Sarebbe stato così semplice quantomeno fare una sovrapposizione di un’ora intera, almeno entri in sintonia con il compagno.

Fosse dipeso tutto da me avrei lasciato il comandante fuori turno, stabilito turni di 2 ore da soli, chiedendo ai 4 turnisti di scegliere l’orario, in quanto sarebbe stato ripetitivo tutti i giorni: in questo modo il fisico si abitua (parliamo di oltre 3 settimane), e non c’è bisogno di sottoporsi a recuperi di sonno ad orari sempre diversi…

Solo per comodità vi riporto una tabella raffigurante gli sbilanciamenti che abbiamo subito con questi turni.

Fare gasolio in Polinesia

C’è la possibilità di fare gasolio in porto franco, il gasolio costerebbe circa 1/3 di meno, ma bisogna fare una richiesta che costa circa 130€.  Sappiamo che a Papete non c’è bisogno di questo passaggio burocratico e pagheremmo in porto franco, e poiché a  bordo abbiamo ancora 400+100litri (ce ne starebbero ancora 200), il comandante ha deciso di fare il pieno e quindi fare il permesso, tanto lo paghiamo tutti e ci servirà anche in seguito.

Ora, dico io, con 500  litri abbiamo un’autonomia di circa 130 ore, cioè oltre 500 miglia, per arrivare  a Papete ce ne vogliono 500, siamo una barca a vela, possibile che non  si possa pensare di risparmiare questo balzello che si sono inventati qui alle Marchesi per fare cassa?

Evidentemente no…

Vengo poi a sapere che Rosario, lo skipper catanese che conosce anche Nunzio Platania si è fatto prestare questo fatidico “pass” per il gasolio da un’altra barca italiana, ed ha fatto il pieno senza dover pagare il …balzello

La cambusa

Sembra che non si possa rinunciare al vino, o alla birra, anche se poi il primo costa una montagna di soldi e non è buono, e le lattine della seconda nello sballottamento in navigazione si rompano, per cui un buon 10% se ne è andato in…sentina….

Vai a capire se si devono buttare i soldi in  questo modo.

 

Le bombole di gas  per la cucina

A bordo ci sono le bombole da 3 Kg. della camping gas; ce ne sono tre, e ne consumiamo una ogni dieci giorni circa.
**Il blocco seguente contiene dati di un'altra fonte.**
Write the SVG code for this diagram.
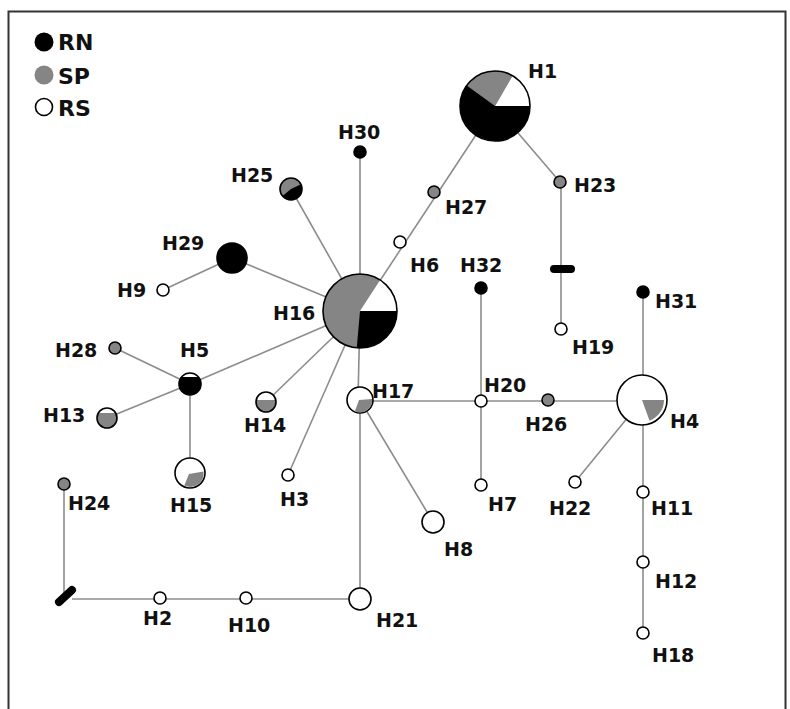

Già dalle Marchesi non è più stato possibile trovarne di uguali, e sarà così anche per tutto il territorio Asiatico: qui  ci sono bombole grandi  con l’attacco americano  da 7 e 13 Kg,  che vengono usate in alternativa alle camping gas. Le soluzioni quindi sono:

    • farsele caricare dai negozi nei paesi che hanno le bombole grandi, che per caricare  una bombole da tre Kg vogliono l’equivalente di 20€;
    • comperarsi una bombola da 13 Kg, che costa l’equivalente di 30€, e farsi il travaso, per il quale bisogna attrezzarsi di appositi riduttori, e comunque durante l’operazione se ne perdono circa 2/5 durante i cambi di bombola;
    • oppure trovare a bordo una buona sistemazione per la bombola grande,  modificare l’attacco e continuare ad usare le bombole grandi, con la garanzia di trovare sempre le bombole, avere un’autonomia molto maggiore, ma soprattutto spendere molto molto meno.

Noi abbiamo iniziato facendocele caricare a terra, al costo che avete letto, poi abbiamo comperato una bombola da 13 Kg con i riduttori,  ed abbiamo iniziato a travasare il gas dalla grande alle piccole, usando sempre quest’ultime, comunque perdendone un tot di gas ogni bombola e con il rischio dell’operazione di travaso  da gestire a bordo, che non è proprio così semplice.

Dipendesse tutto da me avrei semplicemente fatto modificare l’attuale situazione cambiando  gli attacchi con i riduttori, l’alloggiamento delle bombole, anche con l’intervento di un artigiano del mestiere, adattandolo per le grandi, e ne userei solo 2 bombole da 7 o 13 Kg, tenendo le piccole di riserva: risparmierei tempo e soldi.